Wednesday 22 May 2019

Behind the Quebec Hijab Debate


Behind the Quebec Hijab Debate


Note: I published this blog as an op-ed piece in The Hamilton Spectator, May 22, 2019, p. A10. https://www.thespec.com/opinion-story/9363341-behind-quebec-s-hijab-debate-three-types-of-rights-clashes-are-involved/ For my earlier blogs on Quebec, providing some historical background, see https://rhodahassmann.blogspot.com/2013/09/ (A New Quebec Value: Discrimination against Religious Minorities) and https://rhodahassmann.blogspot.com/2014/04/ (Back to Normal in Quebec?)

The Coalition Avenir Quebec (CAQ) government has introduced Bill 21, a law that would supposedly entrench religious neutrality in Quebec. It would do so by prohibiting providers of government services such as judges, police and teachers from wearing religious symbols, such as hijabs (headscarves for female Muslims), turbans (for male Sikhs), and kippas (skullcaps for male Jews).

Quebec Muslim women demonstrating against Bill 21 
Bill 21 also prohibits providing or seeking a government service with one’s face covered. This principle is relatively uncontroversial in Quebec, though some worry that it might discriminate against the very few Muslim women who cover their faces.

The principle behind Bill 21 is laicity, or secularism. Quebeckers are currently debating the human rights implications of Bill 21, just as they debated earlier versions proposed by the Parti Quebecois government in 2013 and the Liberal government in 2015.

Three types of rights clashes are involved.

The first debate is about whether public servants, while at work, should be permitted to exhibit their religious beliefs through their dress.

The CAQ considered wearing religious dress to be a violation of state religious neutrality. It is a form of passive or silent proselytism, trying to convert others to your own religion. Prohibition of government servants’ wearing of religious symbols is necessary to preserve the secular character of Quebec society. The prohibition is a relatively minor violation of freedom of religion, if indeed it is a violation at all.

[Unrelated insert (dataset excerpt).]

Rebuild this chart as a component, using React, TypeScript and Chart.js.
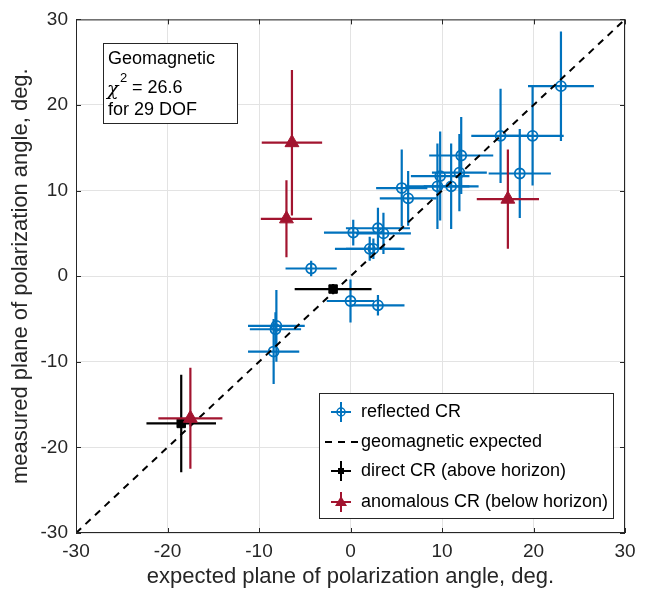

Yet the 1975 Quebec Charter of Human Rights and Freedoms includes the right to openly profess religious beliefs without fear of reprisal. International law protects this right too, as does a 1985 decision by the Supreme Court of Canada. From this point of view, while the state has to demonstrate its religious neutrality, its individual employees do not have the same obligation.

The second debate is about women’s rights. Bill 21 states that the Québec nation, “attaches importance to the equality of women and men.” This equality takes precedence over religious customs that imply discrimination against women.

Some Quebec feminists, including some of Muslim background, maintain that men have always used religion to oppress women. Even if Muslim women wear the hijab voluntarily, they have been taught since birth to believe that the genders are unequal.

Some of the older women who support Bill 21 remember when the Catholic Church dominated Quebec. During the 1960s Quiet Revolution, Quebeckers freed themselves from the Church’s control over marriage, divorce, contraception and abortion. For these older women, Bill 21 will similarly help Muslim women free themselves from religious control.

Those who oppose Bill 21 argue that it is discriminatory to refuse the opportunity of state employment to women who chose to wear religious symbols. The ban on religious garb will undermine some minority women’s right to employment, as in the case of Muslim women teachers.

Opponents also maintain that women who enjoy equality should be permitted to make independent individual decisions about whether to wear the hijab. If women are being forced into wearing religious garb, then the people forcing them should be punished, not the women themselves.

The third debate is about collective versus individual rights. Bill 21 states that “laicity should balance between the collective rights of the Québec nation and human rights and freedoms.” According to Bill 21, these include the collective right to maintain Québec’s religious cultural heritage, even if the state is formally secular. Thus for example, religious place names can still exist.

 People favouring the new law believe in the right of the community to a certain level of social integration or cohesion. It is important for all to live together in harmony, emphasizing sameness rather than difference. People who speak French at home are more likely to believe this than people who speak other languages.

Many critics of this view assume that anyone who defends it is afraid of residents of Quebec not descended from the original French Catholic settlers. The law appears to be directed primarily against Montreal and Quebec City and to reflect a fear of strangers in Quebec’s more homogeneous regions. Critics argue that it is not necessary for recent immigrant groups—or for long-standing Quebeckers like Jews—to remove their religious symbols in order to be part of Quebec society.

If Bill 21 is passed, it’s likely that many Quebec Muslims, Jews, and Sikhs will migrate to other parts of Canada so that they can freely manifest their religions at work. The rest of Canada will gain from this migration, and Quebec will lose.